Data shown:
• • • •
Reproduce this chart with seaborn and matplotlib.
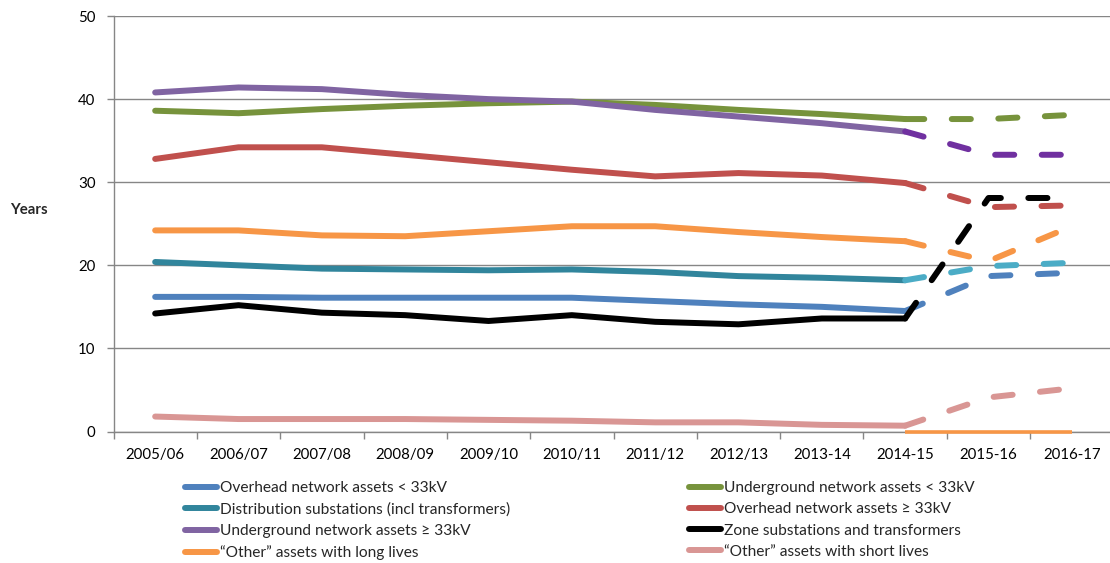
import matplotlib
matplotlib.use("Agg")
import matplotlib.pyplot as plt
from matplotlib.lines import Line2D
from matplotlib.ticker import FixedLocator, NullFormatter
import seaborn as sns
import pandas as pd

categories = ['2005/06', '2006/07', '2007/08', '2008/09', '2009/10', '2010/11',
              '2011/12', '2012/13', '2013-14', '2014-15', '2015-16', '2016-17']
hist_cats = categories[:10]
fcst_cats = categories[9:]

series_names = [
    'Overhead network assets < 33kV',
    'Distribution substations (incl transformers)',
    'Underground network assets ≥ 33kV',
    '“Other” assets with long lives',
    'Underground network assets < 33kV',
    'Overhead network assets ≥ 33kV',
    'Zone substations and transformers',
    '“Other” assets with short lives',
]

overhead_lt33 = [16.2, 16.2, 16.1, 16.1, 16.1, 16.1, 15.7, 15.3, 15.0, 14.5]
distribution = [20.4, 20.0, 19.6, 19.5, 19.4, 19.5, 19.2, 18.7, 18.5, 18.2]
underground_ge33 = [40.8, 41.4, 41.2, 40.5, 40.0, 39.7, 38.7, 37.9, 37.1, 36.1]
other_long = [24.2, 24.2, 23.6, 23.5, 24.1, 24.7, 24.7, 24.0, 23.4, 22.9]
underground_lt33 = [38.6, 38.3, 38.8, 39.2, 39.5, 39.7, 39.3, 38.7, 38.2, 37.6]
overhead_ge33 = [32.8, 34.2, 34.2, 33.3, 32.4, 31.5, 30.7, 31.1, 30.8, 29.9]
zone = [14.2, 15.2, 14.3, 14.0, 13.3, 14.0, 13.2, 12.9, 13.6, 13.6]
other_short = [1.8, 1.5, 1.5, 1.5, 1.4, 1.3, 1.1, 1.1, 0.8, 0.7]

# forecast (dashed) values: 2014-15, 2015-16, 2016-17
overhead_lt33_f = [14.5, 18.7, 19.1]
distribution_f = [18.2, 19.9, 20.3]
underground_ge33_f = [36.1, 33.3, 33.3]
other_long_f = [22.9, 20.5, 24.7]
underground_lt33_f = [37.6, 37.6, 38.1]
overhead_ge33_f = [29.9, 27.0, 27.2]
zone_f = [13.6, 28.1, 28.1]
other_short_f = [0.7, 4.1, 5.2]
other_long_zero = [0.0, 0.0, 0.0]

hist = [overhead_lt33, distribution, underground_ge33, other_long,
        underground_lt33, overhead_ge33, zone, other_short]
fcst = [overhead_lt33_f, distribution_f, underground_ge33_f, other_long_f,
        underground_lt33_f, overhead_ge33_f, zone_f, other_short_f]

solid_colors = ['#4F81BD', '#31859C', '#8064A2', '#F79646',
                '#77933C', '#C0504D', '#000000', '#D99694']
dash_colors = ['#4F81BD', '#4BACC6', '#7030A0', '#F79646',
               '#77933C', '#C0504D', '#000000', '#D99694']

sns.set_style('white')
plt.rcParams['font.family'] = ['Lato', 'DejaVu Sans']

fig = plt.figure(figsize=(11.1, 5.63), dpi=100)
ax = fig.add_axes([113.5 / 1110, (563 - 431.5) / 563, 1000 / 1110, 415.5 / 563])

LW = 4.3
grid_c = '#868686'

draw_order = [0, 4, 1, 5, 2, 6, 3, 7]
for i in draw_order:
    df_h = pd.DataFrame({'period': hist_cats, 'years': hist[i]})
    sns.lineplot(data=df_h, x='period', y='years', ax=ax, sort=False,
                 color=solid_colors[i], lw=LW, solid_capstyle='round',
                 solid_joinstyle='round', zorder=3)

df_zero = pd.DataFrame({'period': fcst_cats, 'years': other_long_zero})
sns.lineplot(data=df_zero, x='period', y='years', ax=ax, sort=False,
             color='#F79646', lw=2.6, solid_capstyle='butt', zorder=5, clip_on=False)

for i in draw_order:
    df_f = pd.DataFrame({'period': fcst_cats, 'years': fcst[i]})
    sns.lineplot(data=df_f, x='period', y='years', ax=ax, sort=False,
                 color=dash_colors[i], lw=LW, linestyle=(0, (3.2, 4.6)),
                 dash_capstyle='round', dash_joinstyle='round', zorder=4)

ax.set_xlim(-0.5, len(categories) - 0.5)
ax.set_ylim(0, 50)
ax.set_yticks(range(0, 51, 10))
ax.xaxis.set_major_locator(FixedLocator(list(range(len(categories)))))
ax.set_xticklabels(categories)
ax.xaxis.set_minor_locator(FixedLocator([k - 0.5 for k in range(len(categories) + 1)]))
ax.xaxis.set_minor_formatter(NullFormatter())
ax.tick_params(axis='x', which='major', length=0, pad=12, labelsize=10.8, colors='black')
ax.tick_params(axis='x', which='minor', length=5, width=1, color=grid_c, bottom=True)
ax.tick_params(axis='y', which='major', length=5, width=1, color=grid_c, pad=8,
               labelsize=10.8, labelcolor='black', left=True)
ax.grid(axis='y', color=grid_c, lw=1)
ax.grid(axis='x', visible=False)
ax.set_axisbelow(True)
for s in ['top', 'right']:
    ax.spines[s].set_visible(False)
for s in ['left', 'bottom']:
    ax.spines[s].set_color(grid_c)
    ax.spines[s].set_linewidth(1)
ax.set_xlabel('')
ax.set_ylabel('')

fig.text(10 / 1110, 1 - 210 / 563, 'Years', fontsize=10.8, fontweight='bold',
         ha='left', va='center')

handles = [Line2D([0], [0], color=solid_colors[i], lw=LW, solid_capstyle='round')
           for i in range(8)]
leg_kw = dict(loc='upper left', frameon=False, fontsize=11.2, borderpad=0,
              borderaxespad=0, handlelength=2.05, handletextpad=0.18, labelspacing=0.47)
leg1 = fig.legend(handles[:4], series_names[:4],
                  bbox_to_anchor=(185 / 1110, 1 - 481 / 563), **leg_kw)
leg2 = fig.legend(handles[4:], series_names[4:],
                  bbox_to_anchor=(689 / 1110, 1 - 481 / 563), **leg_kw)

fig.savefig('out.png', dpi=100)
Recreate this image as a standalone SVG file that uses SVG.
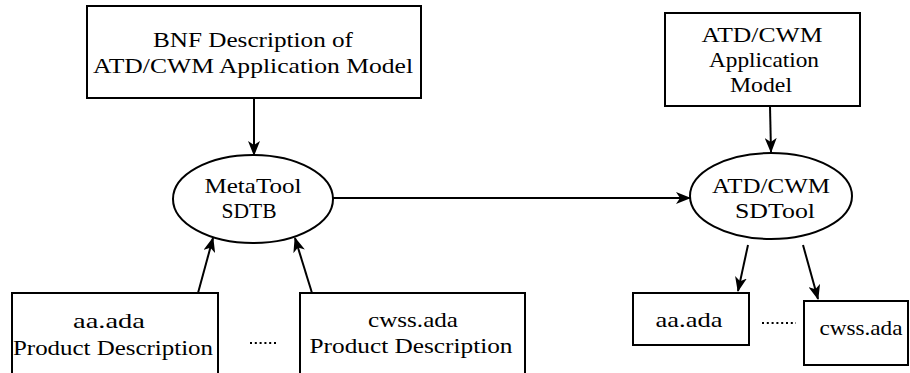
<svg xmlns="http://www.w3.org/2000/svg" width="910" height="373" viewBox="0 0 910 373">
  <style>
    .box { fill: #fff; stroke: #000; stroke-width: 2; }
    .oval { fill: #fff; stroke: #000; stroke-width: 2; }
    .lbl { font-size: 21px; fill: #000; text-anchor: middle; }
    .edge { fill: none; stroke: #000; stroke-width: 2; marker-end: url(#arrow); }
    .dots { fill: none; stroke: #000; stroke-width: 2; stroke-dasharray: 2 2.8; }
  </style>
  <defs>
    <marker id="arrow" viewBox="0 0 15 12" refX="14" refY="6" markerWidth="15" markerHeight="12" markerUnits="userSpaceOnUse" orient="auto">
      <path d="M0,0 L15,6 L0,12 L4,6 Z" fill="#000"/>
    </marker>
  </defs>
  <rect width="910" height="373" fill="#fff"/>

  <g id="connectors">
    <line class="edge" x1="254" y1="98" x2="254" y2="155"/>
    <line class="edge" x1="333" y1="198" x2="690" y2="198"/>
    <line class="edge" x1="770" y1="106" x2="771" y2="152"/>
    <line class="edge" x1="198" y1="293" x2="213" y2="238"/>
    <line class="edge" x1="312" y1="293" x2="295" y2="238"/>
    <line class="edge" x1="748" y1="245" x2="738" y2="291"/>
    <line class="edge" x1="803" y1="245" x2="818" y2="299"/>
  </g>

  <g font-family="Liberation Serif, Times New Roman, serif">
    <g id="bnf-description">
      <rect class="box" x="87" y="6" width="334" height="92"/>
      <text class="lbl" x="253" y="47" textLength="200" lengthAdjust="spacingAndGlyphs">BNF Description of</text>
      <text class="lbl" x="253" y="73" textLength="320" lengthAdjust="spacingAndGlyphs">ATD/CWM Application Model</text>
    </g>

    <g id="application-model">
      <rect class="box" x="665" y="13" width="195" height="93"/>
      <text class="lbl" x="762" y="42" textLength="121" lengthAdjust="spacingAndGlyphs">ATD/CWM</text>
      <text class="lbl" x="764" y="67" textLength="110" lengthAdjust="spacingAndGlyphs">Application</text>
      <text class="lbl" x="761" y="92" textLength="62" lengthAdjust="spacingAndGlyphs">Model</text>
    </g>

    <g id="metatool-sdtb">
      <ellipse class="oval" cx="253" cy="199" rx="80" ry="44"/>
      <text class="lbl" x="253" y="193" textLength="97" lengthAdjust="spacingAndGlyphs">MetaTool</text>
      <text class="lbl" x="249" y="218" textLength="55" lengthAdjust="spacingAndGlyphs">SDTB</text>
    </g>

    <g id="atd-cwm-sdtool">
      <ellipse class="oval" cx="771" cy="196" rx="81" ry="43"/>
      <text class="lbl" x="771" y="193" textLength="118" lengthAdjust="spacingAndGlyphs">ATD/CWM</text>
      <text class="lbl" x="775" y="218" textLength="80" lengthAdjust="spacingAndGlyphs">SDTool</text>
    </g>

    <g id="aa-product-description">
      <rect class="box" x="12" y="293" width="206" height="82"/>
      <text class="lbl" x="109" y="328" textLength="72" lengthAdjust="spacingAndGlyphs">aa.ada</text>
      <text class="lbl" x="113" y="355" textLength="200" lengthAdjust="spacingAndGlyphs">Product Description</text>
    </g>

    <g id="product-ellipsis">
      <line class="dots" x1="250" y1="343" x2="278" y2="343"/>
    </g>

    <g id="cwss-product-description">
      <rect class="box" x="300" y="293" width="225" height="82"/>
      <text class="lbl" x="413" y="327" textLength="90" lengthAdjust="spacingAndGlyphs">cwss.ada</text>
      <text class="lbl" x="411" y="353" textLength="203" lengthAdjust="spacingAndGlyphs">Product Description</text>
    </g>

    <g id="aa-ada">
      <rect class="box" x="633" y="293" width="116" height="52"/>
      <text class="lbl" x="689" y="327" textLength="67" lengthAdjust="spacingAndGlyphs">aa.ada</text>
    </g>

    <g id="output-ellipsis">
      <line class="dots" x1="762" y1="323" x2="796" y2="323"/>
    </g>

    <g id="cwss-ada">
      <rect class="box" x="804" y="301" width="104" height="64"/>
      <text class="lbl" x="861" y="335" textLength="83" lengthAdjust="spacingAndGlyphs">cwss.ada</text>
    </g>
  </g>
</svg>
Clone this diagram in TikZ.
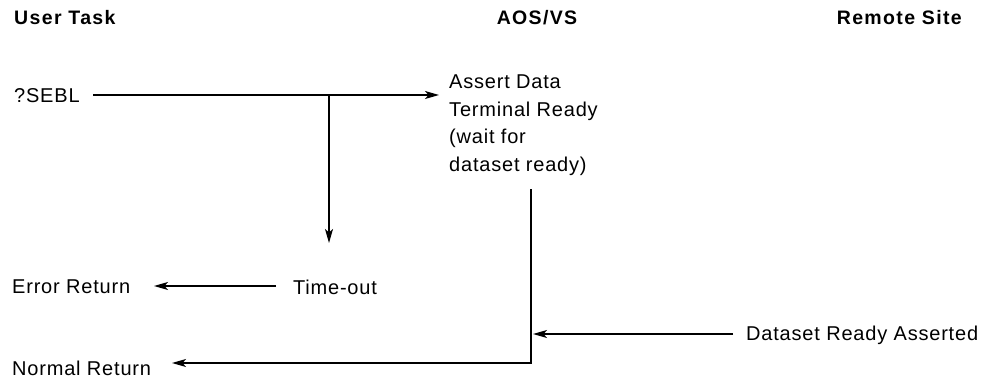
\documentclass[tikz,border=0pt]{standalone}
\usepackage{fontspec}
\setmainfont{Liberation Sans}[LetterSpace=4]
\newfontfamily\hdrfont{Liberation Sans}[LetterSpace=7]
\usetikzlibrary{arrows.meta,calc}
\begin{document}
\begin{tikzpicture}[x=1pt,y=-1pt,
  lbl/.style={inner sep=0pt,font=\fontsize{20}{27.5}\selectfont},
  hdr/.style={inner sep=0pt,font=\fontsize{19.5}{27}\hdrfont\bfseries},
  conn/.style={line width=1.4pt},
  arr/.style={conn,-{Stealth[length=14pt,width=8pt,inset=3.5pt]}}]
\useasboundingbox (0,0) rectangle (988,385);
% headings
\node[hdr,anchor=west] (ut) at (14,18) {User Task};
\node[hdr] (aos) at (537,18) {AOS/VS};
\node[hdr,anchor=east] (rs) at (962,18) {Remote Site};
% texts
\node[lbl,anchor=west] (sebl) at (14,96) {?SEBL};
\node[lbl,anchor=west,align=left] (assert) at (449,125)
  {Assert Data\\Terminal Ready\\(wait for\\dataset ready)};
\node[lbl] (tout) at (335,287) {Time-out};
\node[lbl,anchor=west] (err) at (12,287) {Error Return};
\node[lbl,anchor=west] (dra) at (746,335) {Dataset Ready Asserted};
\node[lbl,anchor=west] (norm) at (12,368) {Normal Return};
% helper coordinates
\coordinate (s0) at (93,95);
\coordinate (s1) at (439,95);
\coordinate (br) at (329,95);
\coordinate (bt) at (329,243);
\coordinate (v1) at (531,189);
\coordinate (v2) at (531,363);
\coordinate (vj) at (533,334);
\coordinate (te) at (276,286);
\coordinate (ee) at (154,286);
\coordinate (de) at (733,334);
\coordinate (ne) at (172,363);
% connectors
\draw[arr] (s0) -- (s1);
\draw[arr] (br) -- (bt);
\draw[arr] (te) -- (ee);
\draw[arr] (de) -- (vj);
\draw[arr] (v1) -- (v2) -- (ne);
\end{tikzpicture}
\end{document}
• • • •
What you need to do: Begin at the first line of the records and please reproduce every line exactly through the one containing "1.1, 0.8, 0.7]", leaving all pictures out.

Task answer:
Reproduce this chart with seaborn and matplotlib.
import matplotlib
matplotlib.use("Agg")
import matplotlib.pyplot as plt
from matplotlib.lines import Line2D
from matplotlib.ticker import FixedLocator, NullFormatter
import seaborn as sns
import pandas as pd

categories = ['2005/06', '2006/07', '2007/08', '2008/09', '2009/10', '2010/11',
              '2011/12', '2012/13', '2013-14', '2014-15', '2015-16', '2016-17']
hist_cats = categories[:10]
fcst_cats = categories[9:]

series_names = [
    'Overhead network assets < 33kV',
    'Distribution substations (incl transformers)',
    'Underground network assets ≥ 33kV',
    '“Other” assets with long lives',
    'Underground network assets < 33kV',
    'Overhead network assets ≥ 33kV',
    'Zone substations and transformers',
    '“Other” assets with short lives',
]

overhead_lt33 = [16.2, 16.2, 16.1, 16.1, 16.1, 16.1, 15.7, 15.3, 15.0, 14.5]
distribution = [20.4, 20.0, 19.6, 19.5, 19.4, 19.5, 19.2, 18.7, 18.5, 18.2]
underground_ge33 = [40.8, 41.4, 41.2, 40.5, 40.0, 39.7, 38.7, 37.9, 37.1, 36.1]
other_long = [24.2, 24.2, 23.6, 23.5, 24.1, 24.7, 24.7, 24.0, 23.4, 22.9]
underground_lt33 = [38.6, 38.3, 38.8, 39.2, 39.5, 39.7, 39.3, 38.7, 38.2, 37.6]
overhead_ge33 = [32.8, 34.2, 34.2, 33.3, 32.4, 31.5, 30.7, 31.1, 30.8, 29.9]
zone = [14.2, 15.2, 14.3, 14.0, 13.3, 14.0, 13.2, 12.9, 13.6, 13.6]
other_short = [1.8, 1.5, 1.5, 1.5, 1.4, 1.3, 1.1, 1.1, 0.8, 0.7]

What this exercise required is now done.